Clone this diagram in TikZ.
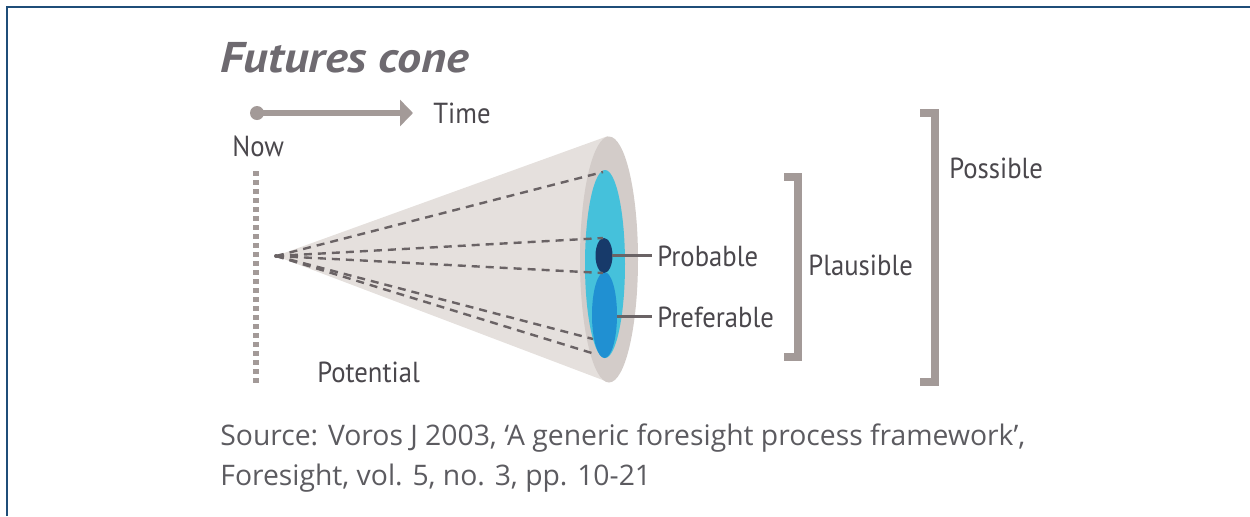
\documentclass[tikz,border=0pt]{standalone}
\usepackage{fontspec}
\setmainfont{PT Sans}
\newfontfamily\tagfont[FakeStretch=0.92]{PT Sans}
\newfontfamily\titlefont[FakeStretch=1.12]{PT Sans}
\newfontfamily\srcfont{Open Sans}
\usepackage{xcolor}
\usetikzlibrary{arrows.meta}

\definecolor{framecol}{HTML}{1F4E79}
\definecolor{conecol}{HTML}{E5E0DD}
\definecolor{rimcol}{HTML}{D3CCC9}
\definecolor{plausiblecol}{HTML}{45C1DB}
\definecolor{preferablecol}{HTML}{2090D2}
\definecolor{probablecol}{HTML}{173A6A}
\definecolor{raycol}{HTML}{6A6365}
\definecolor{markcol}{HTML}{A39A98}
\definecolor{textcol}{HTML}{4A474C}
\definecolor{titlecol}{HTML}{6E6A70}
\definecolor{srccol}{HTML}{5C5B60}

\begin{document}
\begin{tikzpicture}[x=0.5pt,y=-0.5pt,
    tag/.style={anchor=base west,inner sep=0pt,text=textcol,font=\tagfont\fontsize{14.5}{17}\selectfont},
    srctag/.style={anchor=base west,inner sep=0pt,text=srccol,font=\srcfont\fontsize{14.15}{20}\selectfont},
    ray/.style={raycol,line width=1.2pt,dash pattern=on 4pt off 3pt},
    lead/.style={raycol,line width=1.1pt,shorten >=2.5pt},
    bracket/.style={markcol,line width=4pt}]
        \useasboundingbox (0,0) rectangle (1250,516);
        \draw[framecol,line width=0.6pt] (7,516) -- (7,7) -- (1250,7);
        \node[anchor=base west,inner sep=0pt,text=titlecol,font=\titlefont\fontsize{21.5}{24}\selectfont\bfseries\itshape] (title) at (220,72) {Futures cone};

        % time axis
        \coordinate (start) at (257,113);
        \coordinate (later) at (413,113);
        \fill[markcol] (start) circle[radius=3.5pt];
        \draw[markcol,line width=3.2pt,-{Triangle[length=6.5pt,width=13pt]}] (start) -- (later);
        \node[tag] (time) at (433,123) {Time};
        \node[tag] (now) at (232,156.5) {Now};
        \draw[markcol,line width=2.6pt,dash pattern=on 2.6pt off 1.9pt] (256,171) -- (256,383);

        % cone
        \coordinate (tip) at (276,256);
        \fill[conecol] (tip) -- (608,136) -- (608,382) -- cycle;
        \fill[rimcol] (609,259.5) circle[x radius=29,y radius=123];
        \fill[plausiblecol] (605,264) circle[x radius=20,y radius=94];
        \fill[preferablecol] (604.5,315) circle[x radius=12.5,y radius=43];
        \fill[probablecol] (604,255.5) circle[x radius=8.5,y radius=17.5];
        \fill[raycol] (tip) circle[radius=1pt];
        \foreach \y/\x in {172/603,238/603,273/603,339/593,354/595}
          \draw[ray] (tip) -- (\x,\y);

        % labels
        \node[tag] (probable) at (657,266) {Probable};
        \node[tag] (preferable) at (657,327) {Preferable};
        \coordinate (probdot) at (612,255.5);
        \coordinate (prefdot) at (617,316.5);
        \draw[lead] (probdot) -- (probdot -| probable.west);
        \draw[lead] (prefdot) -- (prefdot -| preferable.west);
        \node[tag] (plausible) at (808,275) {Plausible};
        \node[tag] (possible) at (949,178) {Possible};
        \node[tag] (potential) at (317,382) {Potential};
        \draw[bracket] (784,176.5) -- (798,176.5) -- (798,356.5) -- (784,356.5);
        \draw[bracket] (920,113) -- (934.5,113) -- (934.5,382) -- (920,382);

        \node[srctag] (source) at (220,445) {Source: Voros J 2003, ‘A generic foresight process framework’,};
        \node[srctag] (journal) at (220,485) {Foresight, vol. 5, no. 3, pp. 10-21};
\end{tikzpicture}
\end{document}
* * *
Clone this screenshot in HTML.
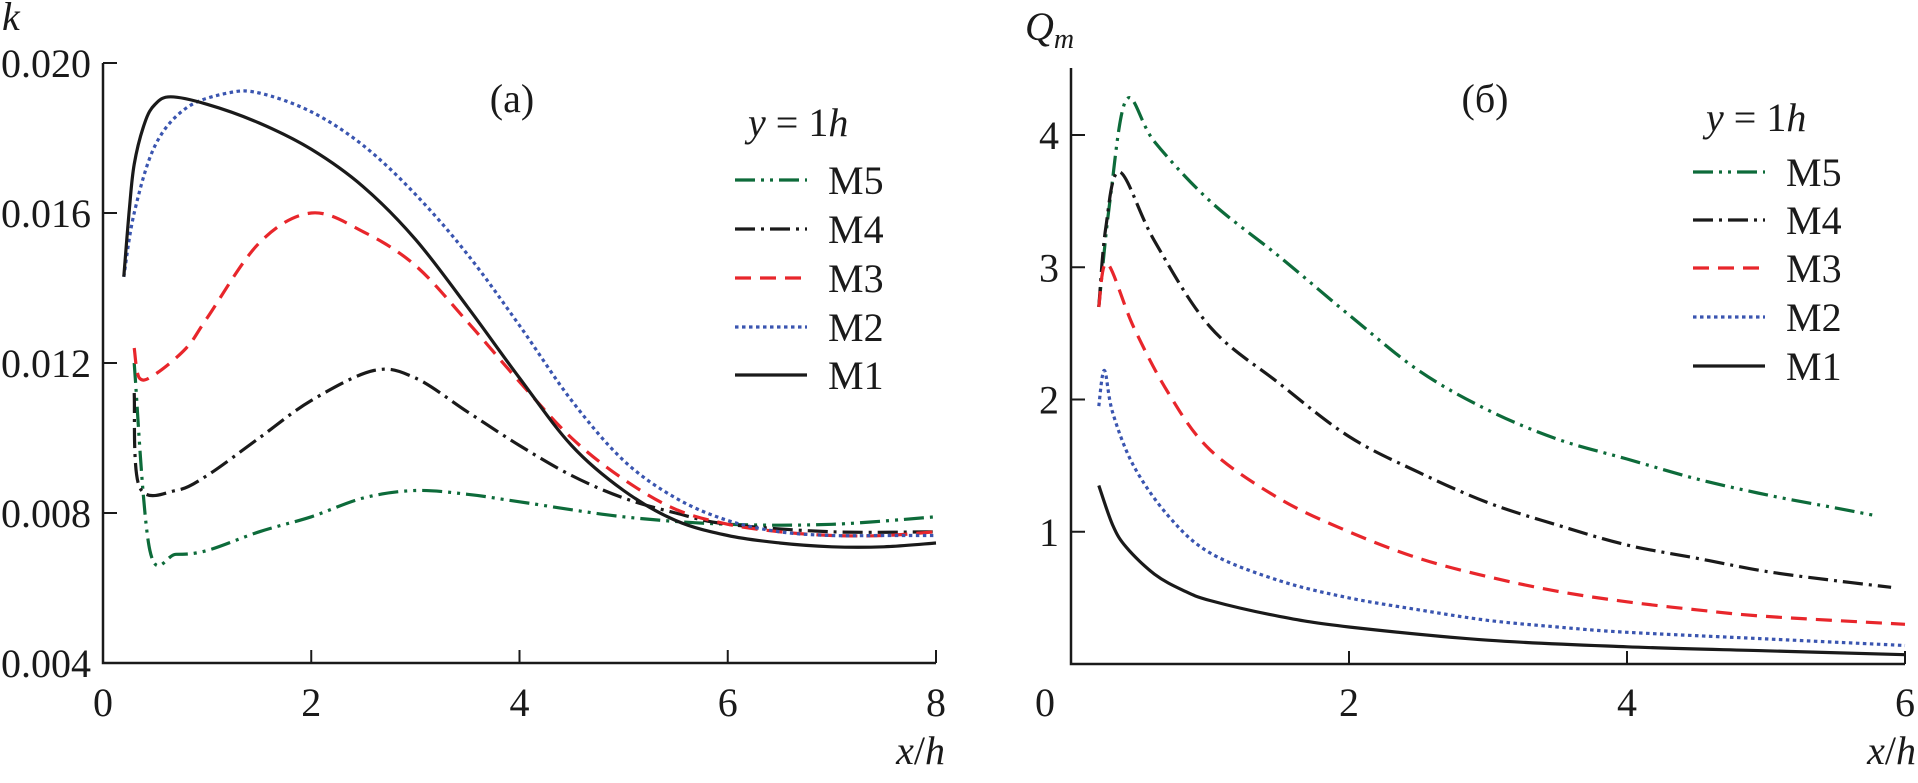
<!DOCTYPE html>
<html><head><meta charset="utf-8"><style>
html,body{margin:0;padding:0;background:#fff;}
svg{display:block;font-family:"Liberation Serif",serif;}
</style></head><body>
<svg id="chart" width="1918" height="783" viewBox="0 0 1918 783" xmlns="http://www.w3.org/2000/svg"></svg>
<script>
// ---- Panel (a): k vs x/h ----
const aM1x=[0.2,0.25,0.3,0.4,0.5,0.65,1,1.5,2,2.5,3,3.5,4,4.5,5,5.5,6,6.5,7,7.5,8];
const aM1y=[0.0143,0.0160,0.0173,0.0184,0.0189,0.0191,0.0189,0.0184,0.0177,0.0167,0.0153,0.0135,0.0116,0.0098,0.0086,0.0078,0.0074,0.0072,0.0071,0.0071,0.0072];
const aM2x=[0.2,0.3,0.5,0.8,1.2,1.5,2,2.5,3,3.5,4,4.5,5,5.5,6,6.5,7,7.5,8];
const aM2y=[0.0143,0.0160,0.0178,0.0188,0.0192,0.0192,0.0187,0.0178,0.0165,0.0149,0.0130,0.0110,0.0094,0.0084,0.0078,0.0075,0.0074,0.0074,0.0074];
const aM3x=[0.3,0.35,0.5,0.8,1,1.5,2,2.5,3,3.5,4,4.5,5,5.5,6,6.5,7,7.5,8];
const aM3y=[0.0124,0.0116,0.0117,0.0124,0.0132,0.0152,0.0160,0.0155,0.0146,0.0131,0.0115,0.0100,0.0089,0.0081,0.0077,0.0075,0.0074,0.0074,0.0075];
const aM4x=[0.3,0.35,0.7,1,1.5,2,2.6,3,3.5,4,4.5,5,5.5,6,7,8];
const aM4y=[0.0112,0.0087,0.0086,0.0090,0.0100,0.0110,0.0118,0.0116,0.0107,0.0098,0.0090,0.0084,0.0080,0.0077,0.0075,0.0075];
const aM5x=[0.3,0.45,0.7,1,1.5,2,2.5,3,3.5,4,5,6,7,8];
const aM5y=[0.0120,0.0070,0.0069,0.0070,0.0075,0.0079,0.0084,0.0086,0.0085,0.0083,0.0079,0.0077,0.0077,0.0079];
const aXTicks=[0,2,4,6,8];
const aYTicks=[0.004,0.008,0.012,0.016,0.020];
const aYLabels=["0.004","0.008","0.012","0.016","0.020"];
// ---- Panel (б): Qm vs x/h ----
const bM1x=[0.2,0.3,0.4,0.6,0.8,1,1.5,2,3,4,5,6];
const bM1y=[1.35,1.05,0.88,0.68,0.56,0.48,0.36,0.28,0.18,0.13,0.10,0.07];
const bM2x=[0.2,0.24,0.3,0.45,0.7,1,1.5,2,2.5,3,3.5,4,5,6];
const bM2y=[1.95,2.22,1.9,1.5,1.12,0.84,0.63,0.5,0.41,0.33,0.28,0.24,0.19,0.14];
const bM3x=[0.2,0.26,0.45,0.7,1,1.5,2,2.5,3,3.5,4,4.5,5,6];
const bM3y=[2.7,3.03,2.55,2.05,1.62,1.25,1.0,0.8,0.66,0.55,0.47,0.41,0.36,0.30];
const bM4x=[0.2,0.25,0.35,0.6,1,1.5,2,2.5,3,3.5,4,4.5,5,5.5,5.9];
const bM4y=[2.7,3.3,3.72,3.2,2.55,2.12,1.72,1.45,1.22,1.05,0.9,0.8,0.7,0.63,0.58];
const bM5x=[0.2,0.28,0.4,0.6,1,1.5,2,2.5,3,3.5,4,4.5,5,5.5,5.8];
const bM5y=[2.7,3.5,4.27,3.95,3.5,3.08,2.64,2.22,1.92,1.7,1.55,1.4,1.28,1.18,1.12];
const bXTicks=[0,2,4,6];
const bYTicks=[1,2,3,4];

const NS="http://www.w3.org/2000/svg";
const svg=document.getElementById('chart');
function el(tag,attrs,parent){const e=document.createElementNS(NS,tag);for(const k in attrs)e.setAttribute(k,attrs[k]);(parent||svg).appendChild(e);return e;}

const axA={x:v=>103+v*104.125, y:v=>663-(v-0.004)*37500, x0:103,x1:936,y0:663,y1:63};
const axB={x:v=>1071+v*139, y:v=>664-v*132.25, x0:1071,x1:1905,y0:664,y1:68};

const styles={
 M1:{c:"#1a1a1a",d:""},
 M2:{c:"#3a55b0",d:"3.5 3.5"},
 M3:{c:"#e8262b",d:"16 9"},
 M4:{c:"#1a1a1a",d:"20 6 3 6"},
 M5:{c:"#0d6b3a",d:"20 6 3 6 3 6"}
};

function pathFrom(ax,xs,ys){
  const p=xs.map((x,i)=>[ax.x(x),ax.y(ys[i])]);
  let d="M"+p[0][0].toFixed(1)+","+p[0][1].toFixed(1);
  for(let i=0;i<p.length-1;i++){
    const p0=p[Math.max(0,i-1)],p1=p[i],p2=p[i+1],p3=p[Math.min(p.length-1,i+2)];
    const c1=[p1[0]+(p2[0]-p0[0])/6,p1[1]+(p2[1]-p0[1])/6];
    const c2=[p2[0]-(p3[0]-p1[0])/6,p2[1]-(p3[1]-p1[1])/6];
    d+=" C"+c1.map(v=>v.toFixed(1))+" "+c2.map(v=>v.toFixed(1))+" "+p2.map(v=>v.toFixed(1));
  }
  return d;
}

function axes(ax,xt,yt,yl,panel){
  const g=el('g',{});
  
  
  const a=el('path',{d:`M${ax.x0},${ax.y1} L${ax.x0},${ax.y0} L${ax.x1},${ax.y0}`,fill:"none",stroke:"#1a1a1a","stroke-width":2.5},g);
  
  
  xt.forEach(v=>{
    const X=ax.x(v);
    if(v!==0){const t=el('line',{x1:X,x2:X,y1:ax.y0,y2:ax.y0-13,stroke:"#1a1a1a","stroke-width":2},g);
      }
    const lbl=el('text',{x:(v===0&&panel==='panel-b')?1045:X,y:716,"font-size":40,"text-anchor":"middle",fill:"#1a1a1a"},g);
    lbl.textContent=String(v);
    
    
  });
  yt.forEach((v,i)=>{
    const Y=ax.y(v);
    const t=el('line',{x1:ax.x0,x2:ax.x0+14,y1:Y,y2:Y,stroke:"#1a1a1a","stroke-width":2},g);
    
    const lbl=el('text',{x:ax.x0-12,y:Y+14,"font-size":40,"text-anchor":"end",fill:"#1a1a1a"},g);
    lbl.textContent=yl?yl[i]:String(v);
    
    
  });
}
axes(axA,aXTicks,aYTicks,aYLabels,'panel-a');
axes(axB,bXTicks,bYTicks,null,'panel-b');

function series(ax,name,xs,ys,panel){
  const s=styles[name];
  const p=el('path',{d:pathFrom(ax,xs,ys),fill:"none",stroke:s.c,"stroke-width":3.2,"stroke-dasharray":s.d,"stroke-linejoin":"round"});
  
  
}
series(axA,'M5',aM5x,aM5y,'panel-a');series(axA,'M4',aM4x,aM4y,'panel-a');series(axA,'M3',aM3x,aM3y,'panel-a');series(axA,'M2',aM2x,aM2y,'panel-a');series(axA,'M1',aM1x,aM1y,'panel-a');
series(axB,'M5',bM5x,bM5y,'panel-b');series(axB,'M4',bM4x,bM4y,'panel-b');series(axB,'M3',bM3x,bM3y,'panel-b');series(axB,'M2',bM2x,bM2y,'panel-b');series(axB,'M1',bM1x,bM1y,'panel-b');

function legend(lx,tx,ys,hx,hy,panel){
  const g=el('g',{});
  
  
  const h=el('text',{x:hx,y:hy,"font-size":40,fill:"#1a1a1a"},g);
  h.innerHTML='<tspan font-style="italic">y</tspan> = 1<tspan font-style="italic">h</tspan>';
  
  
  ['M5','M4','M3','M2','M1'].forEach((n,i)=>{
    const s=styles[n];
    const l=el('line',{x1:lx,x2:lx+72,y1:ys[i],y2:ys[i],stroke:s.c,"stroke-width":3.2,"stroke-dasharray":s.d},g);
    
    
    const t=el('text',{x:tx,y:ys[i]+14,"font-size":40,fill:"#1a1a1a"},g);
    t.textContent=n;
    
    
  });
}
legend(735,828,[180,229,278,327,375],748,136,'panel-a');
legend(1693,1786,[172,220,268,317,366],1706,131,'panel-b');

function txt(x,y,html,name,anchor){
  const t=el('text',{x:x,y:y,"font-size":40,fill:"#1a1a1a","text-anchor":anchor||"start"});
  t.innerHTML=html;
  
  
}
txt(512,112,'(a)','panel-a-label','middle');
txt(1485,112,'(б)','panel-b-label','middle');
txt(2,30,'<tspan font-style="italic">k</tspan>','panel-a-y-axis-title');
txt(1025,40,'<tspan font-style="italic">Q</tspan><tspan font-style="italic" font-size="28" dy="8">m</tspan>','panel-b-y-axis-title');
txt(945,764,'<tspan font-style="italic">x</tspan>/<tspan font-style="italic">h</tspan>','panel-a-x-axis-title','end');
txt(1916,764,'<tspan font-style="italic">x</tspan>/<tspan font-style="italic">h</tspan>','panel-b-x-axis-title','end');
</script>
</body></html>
==
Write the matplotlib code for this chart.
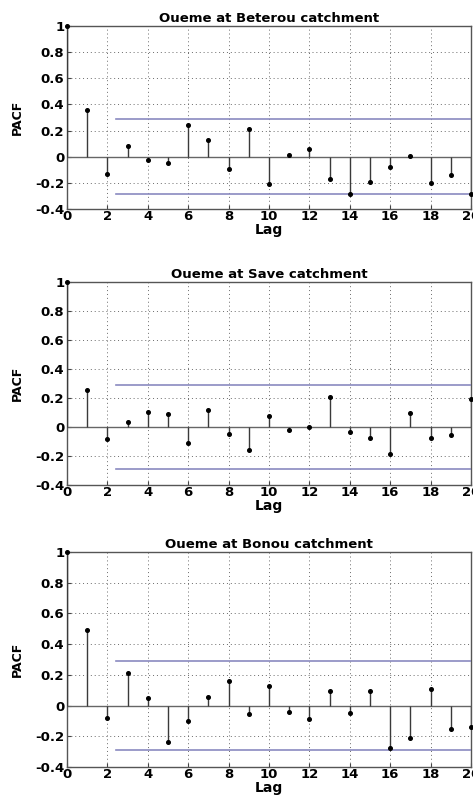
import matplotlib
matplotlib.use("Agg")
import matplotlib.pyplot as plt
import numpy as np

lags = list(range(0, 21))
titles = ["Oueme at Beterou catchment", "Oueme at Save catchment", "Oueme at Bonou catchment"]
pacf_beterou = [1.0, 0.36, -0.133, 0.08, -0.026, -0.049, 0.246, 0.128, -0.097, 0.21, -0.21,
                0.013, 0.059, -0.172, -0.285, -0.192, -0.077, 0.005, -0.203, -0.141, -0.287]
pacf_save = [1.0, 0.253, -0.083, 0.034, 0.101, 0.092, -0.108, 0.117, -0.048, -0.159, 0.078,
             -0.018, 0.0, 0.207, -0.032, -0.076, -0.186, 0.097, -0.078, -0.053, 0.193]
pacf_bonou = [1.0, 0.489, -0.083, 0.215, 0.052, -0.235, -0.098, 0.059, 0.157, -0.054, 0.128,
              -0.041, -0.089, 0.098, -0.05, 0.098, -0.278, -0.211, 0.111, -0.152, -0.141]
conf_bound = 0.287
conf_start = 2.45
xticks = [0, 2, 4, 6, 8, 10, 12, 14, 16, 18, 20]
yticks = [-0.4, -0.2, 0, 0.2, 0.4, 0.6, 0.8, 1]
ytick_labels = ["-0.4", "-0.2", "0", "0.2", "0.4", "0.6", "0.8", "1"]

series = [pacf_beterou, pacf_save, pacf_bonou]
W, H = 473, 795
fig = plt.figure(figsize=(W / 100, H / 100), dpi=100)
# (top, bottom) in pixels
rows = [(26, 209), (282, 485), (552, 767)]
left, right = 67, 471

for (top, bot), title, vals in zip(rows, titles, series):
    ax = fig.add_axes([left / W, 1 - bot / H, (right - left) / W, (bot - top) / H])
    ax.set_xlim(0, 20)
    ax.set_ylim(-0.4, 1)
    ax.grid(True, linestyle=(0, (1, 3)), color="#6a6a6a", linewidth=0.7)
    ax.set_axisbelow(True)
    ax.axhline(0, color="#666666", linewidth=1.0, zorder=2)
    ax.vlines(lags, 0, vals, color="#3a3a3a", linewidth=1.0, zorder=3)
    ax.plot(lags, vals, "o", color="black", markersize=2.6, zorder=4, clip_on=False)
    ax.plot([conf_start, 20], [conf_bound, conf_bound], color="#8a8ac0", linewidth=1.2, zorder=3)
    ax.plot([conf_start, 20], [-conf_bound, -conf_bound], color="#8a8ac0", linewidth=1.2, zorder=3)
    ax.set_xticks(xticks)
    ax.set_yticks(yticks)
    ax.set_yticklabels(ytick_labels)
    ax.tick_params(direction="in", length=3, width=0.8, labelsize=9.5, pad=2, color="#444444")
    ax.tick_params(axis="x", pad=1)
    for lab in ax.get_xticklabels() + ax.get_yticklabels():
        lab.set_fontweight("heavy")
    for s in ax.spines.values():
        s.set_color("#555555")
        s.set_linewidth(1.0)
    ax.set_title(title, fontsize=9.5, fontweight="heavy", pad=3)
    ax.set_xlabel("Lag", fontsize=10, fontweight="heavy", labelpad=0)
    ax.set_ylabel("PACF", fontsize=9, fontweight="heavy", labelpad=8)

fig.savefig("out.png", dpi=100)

WHAT THE EXERCISE ASKS =>
Keep the pictures out, and extract only the lines that begin at the one containing "Clone this diagram in TikZ." and end at the one containing "(256,171) -- (256,383);", inclusive.

SOLUTION FOR THIS TASK =>
Clone this diagram in TikZ.
\documentclass[tikz,border=0pt]{standalone}
\usepackage{fontspec}
\setmainfont{PT Sans}
\newfontfamily\tagfont[FakeStretch=0.92]{PT Sans}
\newfontfamily\titlefont[FakeStretch=1.12]{PT Sans}
\newfontfamily\srcfont{Open Sans}
\usepackage{xcolor}
\usetikzlibrary{arrows.meta}

\definecolor{framecol}{HTML}{1F4E79}
\definecolor{conecol}{HTML}{E5E0DD}
\definecolor{rimcol}{HTML}{D3CCC9}
\definecolor{plausiblecol}{HTML}{45C1DB}
\definecolor{preferablecol}{HTML}{2090D2}
\definecolor{probablecol}{HTML}{173A6A}
\definecolor{raycol}{HTML}{6A6365}
\definecolor{markcol}{HTML}{A39A98}
\definecolor{textcol}{HTML}{4A474C}
\definecolor{titlecol}{HTML}{6E6A70}
\definecolor{srccol}{HTML}{5C5B60}

\begin{document}
\begin{tikzpicture}[x=0.5pt,y=-0.5pt,
    tag/.style={anchor=base west,inner sep=0pt,text=textcol,font=\tagfont\fontsize{14.5}{17}\selectfont},
    srctag/.style={anchor=base west,inner sep=0pt,text=srccol,font=\srcfont\fontsize{14.15}{20}\selectfont},
    ray/.style={raycol,line width=1.2pt,dash pattern=on 4pt off 3pt},
    lead/.style={raycol,line width=1.1pt,shorten >=2.5pt},
    bracket/.style={markcol,line width=4pt}]
        \useasboundingbox (0,0) rectangle (1250,516);
        \draw[framecol,line width=0.6pt] (7,516) -- (7,7) -- (1250,7);
        \node[anchor=base west,inner sep=0pt,text=titlecol,font=\titlefont\fontsize{21.5}{24}\selectfont\bfseries\itshape] (title) at (220,72) {Futures cone};

        % time axis
        \coordinate (start) at (257,113);
        \coordinate (later) at (413,113);
        \fill[markcol] (start) circle[radius=3.5pt];
        \draw[markcol,line width=3.2pt,-{Triangle[length=6.5pt,width=13pt]}] (start) -- (later);
        \node[tag] (time) at (433,123) {Time};
        \node[tag] (now) at (232,156.5) {Now};
        \draw[markcol,line width=2.6pt,dash pattern=on 2.6pt off 1.9pt] (256,171) -- (256,383);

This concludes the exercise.